Broken story collapses into history in section four, "An Arrow A Wing": "the Jews in Turkey watched the destruction of Jewish Salonika—many of whom had family there, many of whom were born there...The Nazis would never invade Istanbul" (138). Yvette's husband, Izzy, goes almost fully blind in 1959. Familial history and national history meet each other in broken sight:

To break a story—
must you

believe in a story

too much?
Or not at all?

Is it to know

some memory

follows us
so far
we wonder
will it follow
our children and their children?

Or will it
stop
on the imagined border of
this white
page? (146)

Imagination turns into "studies for an exercise in world creation," as Haviv quotes Sol LeWitt. The final sections of the book, "A Flag of No Nation" and "Hamsa Flag," deliver a flag wrapped in the body and holding a poem. In a series of rectangular poems, the flag is revealed to be made of breath, air, perception: a photograph of Yvette's face, turned sideways, a younger hand held in her older hand; "lift the corners of body. Higher. Under the / banner of darkness, we share new light. We practice" (179). The Hamsa Flag centers around the open palm (Haviv earlier writes that he would place new eyes, if given a second set, in his open palm so that he could open and close them when he wanted). The flag serves as a symbol for a movement that would aspire to "something new. a world to come" (186).
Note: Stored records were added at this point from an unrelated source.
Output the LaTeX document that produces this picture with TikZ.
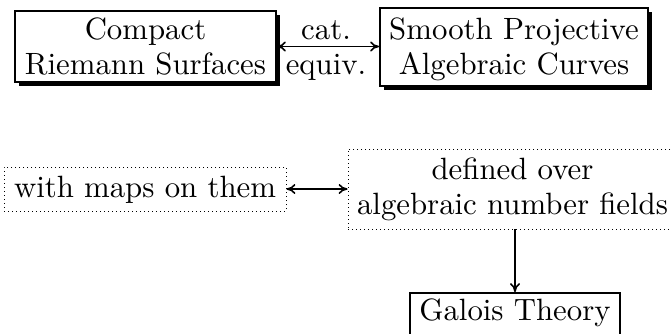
\documentclass[tikz,border=0pt]{standalone}
\usepackage{graphicx}
\usetikzlibrary{arrows.meta,shadows}
\newcommand{\diagtxt}[1]{\scalebox{3.08}{\fontsize{10}{11.36}\selectfont\begin{tabular}[b]{@{}c@{}}#1\end{tabular}}}
\begin{document}
\begin{tikzpicture}[x=1pt,y=-1pt,
  txt/.style={inner sep=0pt, anchor=base},
  sbox/.style={txt, draw, line width=1.8pt, fill=white,
    drop shadow={shadow xshift=3.5pt, shadow yshift=-3.5pt, fill=black, opacity=1}},
  pbox/.style={txt, draw, line width=1.8pt, fill=white},
  dbox/.style={txt, draw, line width=0.9pt, dash pattern=on 0.9pt off 3.1pt},
  biarr/.style={line width=1.6pt, {To[length=9pt,width=10pt]}-{To[length=9pt,width=10pt]}},
  arr/.style={line width=1.6pt, -{To[length=9pt,width=10pt]}}
]
\useasboundingbox (0,0) rectangle (672,333);
\clip (0,0) rectangle (672,333);

\node[sbox, minimum width=261pt, text height=63pt, text depth=8pt] (crs) at (145.5,74) {\diagtxt{Compact\\Riemann Surfaces}};
\node[sbox, minimum width=268pt, text height=66pt, text depth=12pt] (spc) at (514,74) {\diagtxt{Smooth Projective\\Algebraic Curves}};

\draw[biarr] (crs.east) -- (crs.east -| spc.west);
\node[txt] (cat) at (326,39) {\diagtxt{cat.}};
\node[txt] (equiv) at (326,74) {\diagtxt{equiv.}};

\node[dbox, minimum width=282pt, text height=30pt, text depth=14pt] (maps) at (145,197) {\diagtxt{with maps on them}};
\node[dbox, minimum width=329pt, text height=65pt, text depth=15pt] (anf) at (512.5,214) {\diagtxt{defined over\\algebraic number fields}};
\node[pbox, minimum width=210pt, text height=27pt, text depth=20pt] (gal) at (515,320) {\diagtxt{Galois Theory}};

\draw[biarr] (maps.east) -- (anf.west);
\draw[arr] (anf.south -| gal.north) -- (gal.north);
\end{tikzpicture}
\end{document}
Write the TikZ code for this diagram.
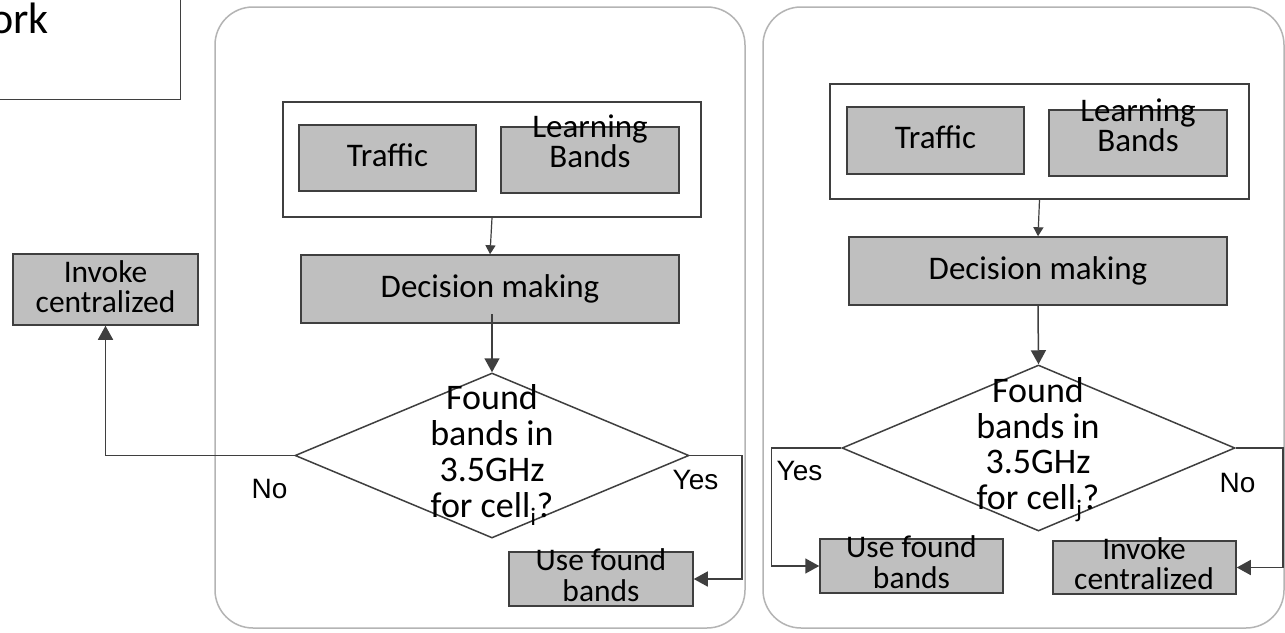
\documentclass[tikz,border=0pt]{standalone}
\usepackage{fontspec}
\setmainfont{Carlito}
\newfontfamily\labelfont{Liberation Sans}
\usetikzlibrary{arrows.meta,shapes.geometric}
\definecolor{boxfill}{HTML}{BFBFBF}
\definecolor{edge}{HTML}{3F3F3F}
\definecolor{panelgray}{HTML}{B4B4B4}
\begin{document}
\begin{tikzpicture}[x=1pt,y=-1pt,
  box/.style={draw=edge, line width=1.5pt, fill=boxfill, inner sep=0pt},
  frame/.style={draw=edge, line width=1.5pt, fill=white, inner sep=0pt},
  panelbox/.style={draw=panelgray, line width=1.5pt, rounded corners=38pt, inner sep=0pt},
  diam/.style={diamond, draw=edge, line width=1.5pt, inner sep=0pt},
  txt/.style={inner sep=0pt, text=black, align=center, font=\fontsize{33}{33}\selectfont},
  lbl/.style={inner sep=0pt, text=black, font=\labelfont\fontsize{28}{28}\selectfont, anchor=base},
  arr/.style={draw=edge, line width=1.5pt, -{Triangle[length=14pt,width=15pt]}},
  arrthin/.style={draw=edge, line width=1.2pt, -{Triangle[length=9pt,width=10pt]}}]
\useasboundingbox (0,0) rectangle (1285,632);
\clip (0,0) rectangle (1285,632);
\fill[white] (0,0) rectangle (1285,632);

% framed title, partly off the page
\node[frame, minimum width=220, minimum height=130, anchor=south east] (titlebox) at (181,100) {};
\node[txt, font=\fontsize{44}{44}\selectfont, anchor=base west] (titletext) at (-10,33) {ork};

% the two panels
\node[panelbox, minimum width=530, minimum height=621] (panelL) at (480,317.5) {};
\node[panelbox, minimum width=521, minimum height=621] (panelR) at (1023.5,317.5) {};

% ---- left panel: cell i ----
% (multi-line labels are placed by the baseline of their last line)
\node[frame, minimum width=418, minimum height=115] (grpL) at (492,159.5) {};
\node[box, minimum width=177, minimum height=66] (trfL) at (387.5,158) {};
\node[txt, anchor=base] (trfLt) at (387.5,166) {Traffic};
\node[box, minimum width=178, minimum height=66] (lrnL) at (590,160) {};
\node[txt, anchor=base, font=\fontsize{33}{24}\selectfont] (lrnLt) at (590,167) {Learning\\Bands};

\node[box, minimum width=378, minimum height=68] (decL) at (490,289) {};
\node[txt, anchor=base] (decLt) at (490,297) {Decision making};

\node[diam, minimum width=394, minimum height=165] (dL) at (492,455.5) {};
\node[txt, anchor=base, font=\fontsize{36}{36}\selectfont] (dLt) at (492,517)
  {Found\\bands in\\3.5GHz\\for cell\textsubscript{i}?};

\node[box, minimum width=184, minimum height=54] (useL) at (601,579) {};
\node[txt, anchor=base, font=\fontsize{31.5}{31}\selectfont] (useLt) at (601,601) {Use found\\bands};

\node[box, minimum width=185, minimum height=71] (invL) at (105.5,289.5) {};
\node[txt, anchor=base, font=\fontsize{31.5}{30}\selectfont] (invLt) at (105.5,312) {Invoke\\centralized};

\node[lbl] (yesL) at (695.5,489) {Yes};
\node[lbl] (noL) at (269.5,498) {No};

\coordinate (decLout) at (492,314);
\draw[arrthin] (grpL.south) -- (decL.north);
\draw[arr] (decLout) -- (dL.north);
\draw[arr] (dL.west) -| (invL.south);
\draw[arr] (dL.east) -- ++(52,0) |- (useL.east);

% ---- right panel: cell j ----
\node[frame, minimum width=419, minimum height=115] (grpR) at (1039.5,141.5) {};
\node[box, minimum width=177, minimum height=67] (trfR) at (935.5,140.5) {};
\node[txt, anchor=base] (trfRt) at (935.5,148) {Traffic};
\node[box, minimum width=178, minimum height=66] (lrnR) at (1138,143) {};
\node[txt, anchor=base, font=\fontsize{33}{22.5}\selectfont] (lrnRt) at (1138,151) {Learning\\Bands};

\node[box, minimum width=378, minimum height=68] (decR) at (1038,271) {};
\node[txt, anchor=base] (decRt) at (1038,279) {Decision making};

\node[diam, minimum width=393, minimum height=166] (dR) at (1038.5,448) {};
\node[txt, anchor=base, font=\fontsize{36}{35.5}\selectfont] (dRt) at (1038,509)
  {Found\\bands in\\3.5GHz\\for cell\textsubscript{j}?};

\node[box, minimum width=183, minimum height=54] (useR) at (911.5,566) {};
\node[txt, anchor=base, font=\fontsize{31.5}{31}\selectfont] (useRt) at (911.5,588) {Use found\\bands};

\node[box, minimum width=183, minimum height=53] (invR) at (1144.5,567.5) {};
\node[txt, anchor=base, font=\fontsize{31.5}{30}\selectfont] (invRt) at (1144,589) {Invoke\\centralized};

\node[lbl] (yesR) at (799.5,480) {Yes};
\node[lbl] (noR) at (1237.5,492) {No};

\draw[arrthin] (grpR.south) -- (decR.north);
\draw[arr] (decR.south) -- (dR.north);
\draw[arr] (dR.west) -- ++(-70,0) |- (useR.west);
\draw[arr] (dR.east) -- ++(47,0) |- (invR.east);
\end{tikzpicture}
\end{document}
Its uses and forms are unanswered; the book ends with questions given to the reader, inviting shared imagination.
     A Flag of No Nation ends, as it begins, with sight and blindness: "the full tenderness of unknowing" meets, through broken vision, "all the loves to be" (195). Haviv has given us a book which refuses to know more than it unknows, which reveals sight as wound and balm in the same breath. With eyes turned to past and future at once, Haviv gives us story broken and whole and asks us to accompany him. A Flag of No Nation wrests language from its place in time and carries it towards an imagined homeland yet to be achieved but brimming with vision.